» WHAT YOU NEED TO DO: Transcribe each line exactly.

◇ ◇ ◇

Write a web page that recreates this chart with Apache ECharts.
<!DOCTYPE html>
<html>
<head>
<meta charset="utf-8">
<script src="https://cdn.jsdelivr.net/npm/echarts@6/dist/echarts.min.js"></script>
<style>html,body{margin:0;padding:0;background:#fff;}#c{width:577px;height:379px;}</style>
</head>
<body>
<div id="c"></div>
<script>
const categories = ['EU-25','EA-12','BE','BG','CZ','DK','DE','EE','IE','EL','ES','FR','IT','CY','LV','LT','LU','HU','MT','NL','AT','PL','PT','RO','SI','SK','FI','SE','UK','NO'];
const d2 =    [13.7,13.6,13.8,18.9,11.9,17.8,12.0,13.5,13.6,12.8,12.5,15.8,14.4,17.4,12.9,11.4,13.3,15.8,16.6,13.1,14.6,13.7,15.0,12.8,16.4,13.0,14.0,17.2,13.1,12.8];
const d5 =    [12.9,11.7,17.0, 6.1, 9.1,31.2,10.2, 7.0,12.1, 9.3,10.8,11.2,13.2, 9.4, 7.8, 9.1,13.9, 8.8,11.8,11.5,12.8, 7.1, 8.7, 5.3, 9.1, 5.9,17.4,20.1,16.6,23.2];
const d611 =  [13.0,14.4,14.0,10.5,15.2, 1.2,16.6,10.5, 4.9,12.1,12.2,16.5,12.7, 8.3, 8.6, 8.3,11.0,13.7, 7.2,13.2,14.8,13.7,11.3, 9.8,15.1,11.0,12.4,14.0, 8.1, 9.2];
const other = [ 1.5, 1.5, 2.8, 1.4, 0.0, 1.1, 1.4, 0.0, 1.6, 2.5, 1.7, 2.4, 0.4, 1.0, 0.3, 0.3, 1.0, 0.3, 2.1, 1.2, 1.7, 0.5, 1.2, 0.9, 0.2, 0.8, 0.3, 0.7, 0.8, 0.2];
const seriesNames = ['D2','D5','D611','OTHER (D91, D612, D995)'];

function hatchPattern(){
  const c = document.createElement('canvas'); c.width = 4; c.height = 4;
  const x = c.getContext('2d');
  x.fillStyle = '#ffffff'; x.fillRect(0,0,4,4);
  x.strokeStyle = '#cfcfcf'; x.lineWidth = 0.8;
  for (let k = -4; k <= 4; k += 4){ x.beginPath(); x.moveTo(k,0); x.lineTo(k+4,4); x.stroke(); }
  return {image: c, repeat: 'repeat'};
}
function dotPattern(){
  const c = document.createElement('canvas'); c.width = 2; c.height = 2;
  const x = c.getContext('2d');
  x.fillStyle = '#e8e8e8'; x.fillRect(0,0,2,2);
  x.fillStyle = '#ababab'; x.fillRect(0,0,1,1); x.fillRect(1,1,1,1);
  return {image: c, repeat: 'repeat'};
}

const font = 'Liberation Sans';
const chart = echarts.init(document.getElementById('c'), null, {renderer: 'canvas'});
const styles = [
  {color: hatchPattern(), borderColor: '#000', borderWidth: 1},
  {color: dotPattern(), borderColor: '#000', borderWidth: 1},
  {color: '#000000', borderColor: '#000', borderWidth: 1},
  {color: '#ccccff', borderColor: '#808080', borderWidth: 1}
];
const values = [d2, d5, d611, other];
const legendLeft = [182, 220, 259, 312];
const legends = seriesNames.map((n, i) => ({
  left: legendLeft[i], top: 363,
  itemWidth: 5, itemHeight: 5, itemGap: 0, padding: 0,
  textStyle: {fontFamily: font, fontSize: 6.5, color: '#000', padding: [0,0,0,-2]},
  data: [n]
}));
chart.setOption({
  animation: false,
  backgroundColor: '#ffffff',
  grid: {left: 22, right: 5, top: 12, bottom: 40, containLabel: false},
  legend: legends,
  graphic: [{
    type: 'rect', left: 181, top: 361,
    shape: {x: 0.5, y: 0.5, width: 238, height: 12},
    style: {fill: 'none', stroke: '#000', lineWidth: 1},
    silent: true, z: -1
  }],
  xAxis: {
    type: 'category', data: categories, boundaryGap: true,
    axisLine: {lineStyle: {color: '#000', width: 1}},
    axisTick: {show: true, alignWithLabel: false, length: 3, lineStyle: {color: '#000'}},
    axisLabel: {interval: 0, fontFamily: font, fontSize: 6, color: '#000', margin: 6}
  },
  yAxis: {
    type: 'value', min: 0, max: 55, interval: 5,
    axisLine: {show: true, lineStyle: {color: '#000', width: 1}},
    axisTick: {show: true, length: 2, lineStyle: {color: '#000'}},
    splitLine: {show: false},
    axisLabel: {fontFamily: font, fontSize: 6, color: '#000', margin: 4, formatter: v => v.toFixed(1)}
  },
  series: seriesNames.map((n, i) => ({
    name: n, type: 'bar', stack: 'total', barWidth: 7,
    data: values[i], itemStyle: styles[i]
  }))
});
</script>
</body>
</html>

◇ ◇ ◇

» FULL RESPONSE:
Write a web page that recreates this chart with Apache ECharts.
<!DOCTYPE html>
<html>
<head>
<meta charset="utf-8">
<script src="https://cdn.jsdelivr.net/npm/echarts@6/dist/echarts.min.js"></script>
<style>html,body{margin:0;padding:0;background:#fff;}#c{width:577px;height:379px;}</style>
</head>
<body>
<div id="c"></div>
<script>
const categories = ['EU-25','EA-12','BE','BG','CZ','DK','DE','EE','IE','EL','ES','FR','IT','CY','LV','LT','LU','HU','MT','NL','AT','PL','PT','RO','SI','SK','FI','SE','UK','NO'];
const d2 =    [13.7,13.6,13.8,18.9,11.9,17.8,12.0,13.5,13.6,12.8,12.5,15.8,14.4,17.4,12.9,11.4,13.3,15.8,16.6,13.1,14.6,13.7,15.0,12.8,16.4,13.0,14.0,17.2,13.1,12.8];
const d5 =    [12.9,11.7,17.0, 6.1, 9.1,31.2,10.2, 7.0,12.1, 9.3,10.8,11.2,13.2, 9.4, 7.8, 9.1,13.9, 8.8,11.8,11.5,12.8, 7.1, 8.7, 5.3, 9.1, 5.9,17.4,20.1,16.6,23.2];
const d611 =  [13.0,14.4,14.0,10.5,15.2, 1.2,16.6,10.5, 4.9,12.1,12.2,16.5,12.7, 8.3, 8.6, 8.3,11.0,13.7, 7.2,13.2,14.8,13.7,11.3, 9.8,15.1,11.0,12.4,14.0, 8.1, 9.2];
const other = [ 1.5, 1.5, 2.8, 1.4, 0.0, 1.1, 1.4, 0.0, 1.6, 2.5, 1.7, 2.4, 0.4, 1.0, 0.3, 0.3, 1.0, 0.3, 2.1, 1.2, 1.7, 0.5, 1.2, 0.9, 0.2, 0.8, 0.3, 0.7, 0.8, 0.2];
const seriesNames = ['D2','D5','D611','OTHER (D91, D612, D995)'];

function hatchPattern(){
  const c = document.createElement('canvas'); c.width = 4; c.height = 4;
  const x = c.getContext('2d');
  x.fillStyle = '#ffffff'; x.fillRect(0,0,4,4);
  x.strokeStyle = '#cfcfcf'; x.lineWidth = 0.8;
  for (let k = -4; k <= 4; k += 4){ x.beginPath(); x.moveTo(k,0); x.lineTo(k+4,4); x.stroke(); }
  return {image: c, repeat: 'repeat'};
}
function dotPattern(){
  const c = document.createElement('canvas'); c.width = 2; c.height = 2;
  const x = c.getContext('2d');
  x.fillStyle = '#e8e8e8'; x.fillRect(0,0,2,2);
  x.fillStyle = '#ababab'; x.fillRect(0,0,1,1); x.fillRect(1,1,1,1);
  return {image: c, repeat: 'repeat'};
}

const font = 'Liberation Sans';
const chart = echarts.init(document.getElementById('c'), null, {renderer: 'canvas'});
const styles = [
  {color: hatchPattern(), borderColor: '#000', borderWidth: 1},
  {color: dotPattern(), borderColor: '#000', borderWidth: 1},
  {color: '#000000', borderColor: '#000', borderWidth: 1},
  {color: '#ccccff', borderColor: '#808080', borderWidth: 1}
];
const values = [d2, d5, d611, other];
const legendLeft = [182, 220, 259, 312];
const legends = seriesNames.map((n, i) => ({
  left: legendLeft[i], top: 363,
  itemWidth: 5, itemHeight: 5, itemGap: 0, padding: 0,
  textStyle: {fontFamily: font, fontSize: 6.5, color: '#000', padding: [0,0,0,-2]},
  data: [n]
}));
chart.setOption({
  animation: false,
  backgroundColor: '#ffffff',
  grid: {left: 22, right: 5, top: 12, bottom: 40, containLabel: false},
  legend: legends,
  graphic: [{
    type: 'rect', left: 181, top: 361,
    shape: {x: 0.5, y: 0.5, width: 238, height: 12},
    style: {fill: 'none', stroke: '#000', lineWidth: 1},
    silent: true, z: -1
  }],
  xAxis: {
    type: 'category', data: categories, boundaryGap: true,
    axisLine: {lineStyle: {color: '#000', width: 1}},
    axisTick: {show: true, alignWithLabel: false, length: 3, lineStyle: {color: '#000'}},
    axisLabel: {interval: 0, fontFamily: font, fontSize: 6, color: '#000', margin: 6}
  },
  yAxis: {
    type: 'value', min: 0, max: 55, interval: 5,
    axisLine: {show: true, lineStyle: {color: '#000', width: 1}},
    axisTick: {show: true, length: 2, lineStyle: {color: '#000'}},
    splitLine: {show: false},
    axisLabel: {fontFamily: font, fontSize: 6, color: '#000', margin: 4, formatter: v => v.toFixed(1)}
  },
  series: seriesNames.map((n, i) => ({
    name: n, type: 'bar', stack: 'total', barWidth: 7,
    data: values[i], itemStyle: styles[i]
  }))
});
</script>
</body>
</html>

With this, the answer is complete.